The balance of the prior order of August 20, 2011, shall remain in full
force and effect.
(Id. at 25) (emphasis in original).
Johnson argues the sentencing orders are “inconsistent and confusing and, at least one
of those sentencing orders reflects a sentence beyond the maximum statutory penalty.” (Br.

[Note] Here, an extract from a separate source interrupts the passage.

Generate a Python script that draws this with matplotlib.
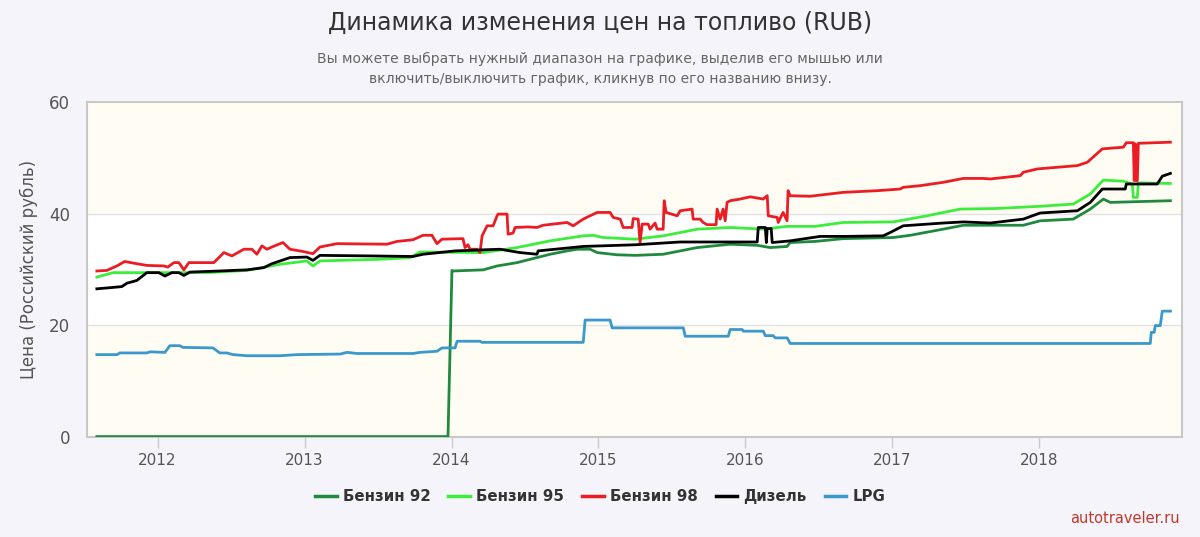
import matplotlib
matplotlib.use("Agg")
import matplotlib.pyplot as plt

# decimal years / price in RUB
benzin92_x = [2011.587, 2013.976, 2014.003, 2014.010, 2014.215, 2014.310, 2014.446, 2014.671,
              2014.786, 2014.855, 2014.943, 2014.991, 2015.127, 2015.250, 2015.440, 2015.672,
              2015.896, 2016.080, 2016.168, 2016.283, 2016.304, 2016.474, 2016.665, 2017.005,
              2017.121, 2017.345, 2017.482, 2017.699, 2017.890, 2018.005, 2018.230, 2018.346,
              2018.435, 2018.482, 2018.891]
benzin92_y = [0, 0, 29.8, 29.7, 29.9, 30.6, 31.2, 32.7,
              33.3, 33.6, 33.6, 33.0, 32.6, 32.5, 32.7, 33.9,
              34.5, 34.3, 33.9, 34.1, 34.8, 35.0, 35.5, 35.7,
              36.1, 37.2, 37.9, 37.9, 37.9, 38.7, 39.0, 40.8,
              42.6, 42.0, 42.3]

benzin95_x = [2011.587, 2011.696, 2012.336, 2012.608, 2012.833, 2013.016, 2013.057, 2013.105,
              2013.514, 2013.718, 2013.786, 2014.215, 2014.446, 2014.671, 2014.896, 2014.964,
              2015.032, 2015.250, 2015.440, 2015.672, 2015.896, 2016.121, 2016.283, 2016.474,
              2016.665, 2017.005, 2017.236, 2017.461, 2017.699, 2018.005, 2018.230, 2018.346,
              2018.435, 2018.571, 2018.632, 2018.639, 2018.666, 2018.673, 2018.891]
benzin95_y = [28.6, 29.4, 29.4, 29.8, 30.9, 31.5, 30.6, 31.5,
              31.8, 32.1, 33.1, 33.0, 33.9, 35.1, 36.0, 36.1,
              35.7, 35.4, 36.0, 37.2, 37.5, 37.2, 37.7, 37.7,
              38.4, 38.5, 39.6, 40.8, 40.9, 41.3, 41.7, 43.5,
              46.0, 45.8, 45.3, 42.9, 42.9, 45.5, 45.4]

benzin98_x = [2011.587, 2011.655, 2011.723, 2011.777, 2011.859, 2011.927, 2012.043, 2012.070,
              2012.111, 2012.145, 2012.179, 2012.213, 2012.383, 2012.451, 2012.506, 2012.587,
              2012.642, 2012.676, 2012.710, 2012.744, 2012.778, 2012.853, 2012.901, 2012.989,
              2013.057, 2013.105, 2013.221, 2013.561, 2013.629, 2013.738, 2013.806, 2013.867,
              2013.901, 2013.935, 2014.078, 2014.092, 2014.112, 2014.126, 2014.174, 2014.194,
              2014.208, 2014.242, 2014.283, 2014.310, 2014.317, 2014.378, 2014.385, 2014.419,
              2014.432, 2014.521, 2014.582, 2014.623, 2014.786, 2014.828, 2014.896, 2014.943,
              2014.991, 2015.079, 2015.100, 2015.148, 2015.168, 2015.229, 2015.236, 2015.270,
              2015.283, 2015.297, 2015.338, 2015.351, 2015.385, 2015.399, 2015.440, 2015.447,
              2015.460, 2015.535, 2015.556, 2015.637, 2015.644, 2015.692, 2015.712, 2015.739,
              2015.800, 2015.807, 2015.828, 2015.848, 2015.862, 2015.875, 2015.896, 2015.964,
              2016.032, 2016.120, 2016.148, 2016.155, 2016.216, 2016.223, 2016.256, 2016.283,
              2016.290, 2016.304, 2016.440, 2016.665, 2016.896, 2017.053, 2017.073, 2017.189,
              2017.345, 2017.482, 2017.618, 2017.666, 2017.870, 2017.890, 2017.986, 2018.258,
              2018.326, 2018.428, 2018.571, 2018.591, 2018.639, 2018.645, 2018.652, 2018.659,
              2018.666, 2018.673, 2018.891]
benzin98_y = [29.7, 29.8, 30.6, 31.4, 31.0, 30.7, 30.6, 30.4,
              31.2, 31.2, 29.9, 31.2, 31.2, 33.0, 32.4, 33.6,
              33.6, 32.7, 34.2, 33.6, 34.0, 34.8, 33.6, 33.2,
              32.8, 34.0, 34.6, 34.5, 35.0, 35.3, 36.1, 36.1,
              34.6, 35.4, 35.5, 33.9, 34.4, 33.6, 33.6, 33.0,
              36.0, 37.8, 37.8, 39.6, 39.9, 39.9, 36.3, 36.5,
              37.5, 37.6, 37.5, 37.9, 38.4, 37.8, 39.0, 39.6,
              40.2, 40.2, 39.3, 39.0, 37.5, 37.5, 39.1, 39.0,
              34.8, 38.1, 38.1, 37.2, 38.3, 37.2, 37.2, 42.3,
              40.2, 39.6, 40.5, 40.8, 39.0, 39.0, 38.4, 38.0,
              38.0, 40.8, 39.0, 40.8, 38.7, 42.0, 42.3, 42.6,
              43.0, 42.6, 43.2, 39.6, 39.3, 38.4, 40.2, 38.7,
              44.1, 43.2, 43.1, 43.8, 44.1, 44.4, 44.7, 45.0,
              45.6, 46.3, 46.3, 46.2, 46.8, 47.4, 48.0, 48.6,
              49.2, 51.6, 51.9, 52.7, 52.7, 45.9, 52.5, 45.9,
              45.9, 52.6, 52.8]

diesel_x = [2011.587, 2011.675, 2011.757, 2011.791, 2011.859, 2011.893, 2011.927, 2012.009,
            2012.050, 2012.097, 2012.145, 2012.179, 2012.220, 2012.424, 2012.608, 2012.723,
            2012.778, 2012.901, 2013.016, 2013.057, 2013.105, 2013.445, 2013.738, 2013.806,
            2014.024, 2014.330, 2014.466, 2014.582, 2014.589, 2014.896, 2015.250, 2015.556,
            2016.080, 2016.087, 2016.135, 2016.142, 2016.148, 2016.175, 2016.182, 2016.304,
            2016.508, 2016.665, 2016.937, 2016.985, 2017.073, 2017.345, 2017.482, 2017.666,
            2017.890, 2018.005, 2018.258, 2018.346, 2018.428, 2018.584, 2018.591, 2018.802,
            2018.836, 2018.891]
diesel_y = [26.5, 26.7, 26.9, 27.5, 28.0, 28.7, 29.4, 29.4,
            28.8, 29.4, 29.4, 28.9, 29.5, 29.7, 29.9, 30.3,
            31.0, 32.1, 32.2, 31.6, 32.5, 32.4, 32.3, 32.7,
            33.3, 33.6, 33.0, 32.7, 33.3, 34.1, 34.4, 34.9,
            34.9, 37.5, 37.5, 34.8, 37.3, 37.3, 34.8, 35.1,
            35.9, 35.9, 36.0, 36.6, 37.8, 38.3, 38.5, 38.3,
            39.0, 40.1, 40.5, 42.0, 44.4, 44.4, 45.3, 45.3,
            46.7, 47.2]

lpg_x = [2011.587, 2011.724, 2011.743, 2011.927, 2011.948, 2012.050, 2012.084, 2012.152,
         2012.172, 2012.377, 2012.424, 2012.472, 2012.513, 2012.608, 2012.833, 2012.949,
         2013.242, 2013.289, 2013.357, 2013.738, 2013.786, 2013.901, 2013.935, 2014.024,
         2014.038, 2014.194, 2014.208, 2014.896, 2014.909, 2015.079, 2015.093, 2015.577,
         2015.590, 2015.883, 2015.896, 2015.978, 2015.985, 2016.121, 2016.135, 2016.189,
         2016.203, 2016.284, 2016.304, 2018.754, 2018.761, 2018.781, 2018.788, 2018.822,
         2018.836, 2018.891]
lpg_y = [14.7, 14.7, 15.0, 15.0, 15.2, 15.1, 16.3, 16.3,
         16.0, 15.9, 15.0, 15.0, 14.7, 14.5, 14.5, 14.7,
         14.8, 15.1, 14.9, 14.9, 15.1, 15.3, 15.9, 15.9,
         17.1, 17.1, 16.9, 16.9, 20.9, 20.9, 19.5, 19.5,
         18.0, 18.0, 19.2, 19.2, 18.9, 18.9, 18.1, 18.1,
         17.7, 17.7, 16.7, 16.7, 18.7, 18.7, 19.9, 19.9,
         22.5, 22.5]

years = [2012, 2013, 2014, 2015, 2016, 2017, 2018]
y_ticks = [0, 20, 40, 60]

series = [
    ("Бензин 92", benzin92_x, benzin92_y, "#1f8a3e"),
    ("Бензин 95", benzin95_x, benzin95_y, "#3ced3c"),
    ("Бензин 98", benzin98_x, benzin98_y, "#ec1c24"),
    ("Дизель", diesel_x, diesel_y, "#000000"),
    ("LPG", lpg_x, lpg_y, "#3a98cc"),
]

fig = plt.figure(figsize=(12, 5.37), dpi=100, facecolor="#f4f4fa")
ax = fig.add_axes([0.0725, 0.187, 0.9125, 0.623])
ax.set_facecolor("#fffdf3")
ax.axhspan(20, 40, color="white", zorder=0)
for v in (20, 40):
    ax.axhline(v, color="#e2e2e2", lw=1, zorder=1)

for label, xs, ys, color in series:
    ax.plot(xs, ys, color=color, lw=2.0, label=label, zorder=3,
            solid_joinstyle="round")

ax.set_xlim(2011.52, 2018.97)
ax.set_ylim(0, 60)
ax.set_xticks(years)
ax.set_xticklabels([str(y) for y in years])
ax.set_yticks(y_ticks)
ax.tick_params(axis="y", length=0, pad=12, labelsize=12, labelcolor="#555555")
ax.tick_params(axis="x", length=8, width=1, color="#cccccc", pad=4,
               labelsize=11, labelcolor="#555555")
for spine in ax.spines.values():
    spine.set_color("#c8c8c8")
    spine.set_linewidth(1.5)

ax.set_ylabel("Цена (Российский рубль)", fontsize=12, color="#555555", labelpad=8)

fig.text(0.5, 0.958, "Динамика изменения цен на топливо (RUB)", ha="center", va="center",
         fontsize=17, color="#333333")
fig.text(0.5, 0.872,
         "Вы можете выбрать нужный диапазон на графике, выделив его мышью или\n"
         "включить/выключить график, кликнув по его названию внизу.",
         ha="center", va="center", fontsize=10, color="#666666", linespacing=1.5)

leg = fig.legend(loc="center", bbox_to_anchor=(0.5, 0.075), ncol=5, frameon=False,
                 handlelength=1.45, handletextpad=0.4, columnspacing=1.2,
                 prop={"size": 10.8, "weight": "bold"})
for text in leg.get_texts():
    text.set_color("#333333")
for line in leg.get_lines():
    line.set_linewidth(2.5)

fig.text(0.983, 0.035, "autotraveler.ru", ha="right", va="center", fontsize=10.5,
         color="#c0392b")

fig.savefig("out.png", dpi=100, facecolor=fig.get_facecolor())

of Appellant at 19.) The State concedes the orders are “ambiguous and contain certain
clerical errors.” (Br. of Appellee at 9.) We agree the orders, taken together or separately, are
confusing. We remand to the trial court for a detailed probation revocation order which
correctly states Johnson’s original sentence, time served and credit received, and time
ordered served under the revocation for each cause number. In addition, the new order shall
indicate the aggregate period of time Johnson is to serve incarcerated under the revocation, as
to clarify any difficulties in interpretation of the separate parts of the order.
CONCLUSION
Even though the trial court erred when it told Johnson he did not have a right to speak
during his probation revocation hearing, the error was harmless because Johnson was given a
chance to speak and any argument he makes regarding whether the trial court gave credit to
that statement is an invitation to reweigh the evidence, which we may not do. Additionally,
the trial court did not abuse its discretion when it revoked Johnson’s probation under terms
different from those to which Johnson and the State agreed, as the trial court was not
8
obligated to accept any agreement between the parties and the terms of revocation were
statutorily appropriate.
However, the trial court’s revocation orders and the oral statement of revocation at the
probation revocation hearing are ambiguous and confusing. Accordingly, we remand to the
trial court for a more specific statement of the terms of Johnson’s probation revocation
consistent with the recommendations of this opinion.
Affirmed in part, and remanded.
CRONE, J., concurs.
ROBB, C.J., concurring with separate opinion.
9
IN THE
COURT OF APPEALS OF INDIANA
SHANE J. JOHNSON, )
)
Appellant-Defendant, )
)
vs. ) No. 84A01-1107-CR-350
)
STATE OF INDIANA, )
)
Appellee-Plaintiff. )
ROBB, Chief Judge, concurring
I respectfully concur but write separately to clarify my opinion regarding the due
process issue which Johnson raises.
The trial court stated: “If you want to speak, you go right ahead. I’m not going to
change my mind. That’s your sentence.” Tr. at 13. While the majority concludes that it does
not know what consideration, if any, the trial court gave to Johnson’s subsequent statement, I
would take the trial court’s statement at face value – it did not consider Johnson’s statement
at all. A right to speak inherently includes the right to have a judge listen when one speaks,
and for that reason I believe it was improper for the trial court to state that it is not going to
10
listen. The trial court’s statements are not evidence, and to accept them at face value is not
reweighing evidence. Nevertheless, because Johnson was able to, and did, cross-examine the
State’s witness and did not indicate he had evidence to present on his behalf in attempt to
explain and mitigate his violation, I concur in the result which the majority orders.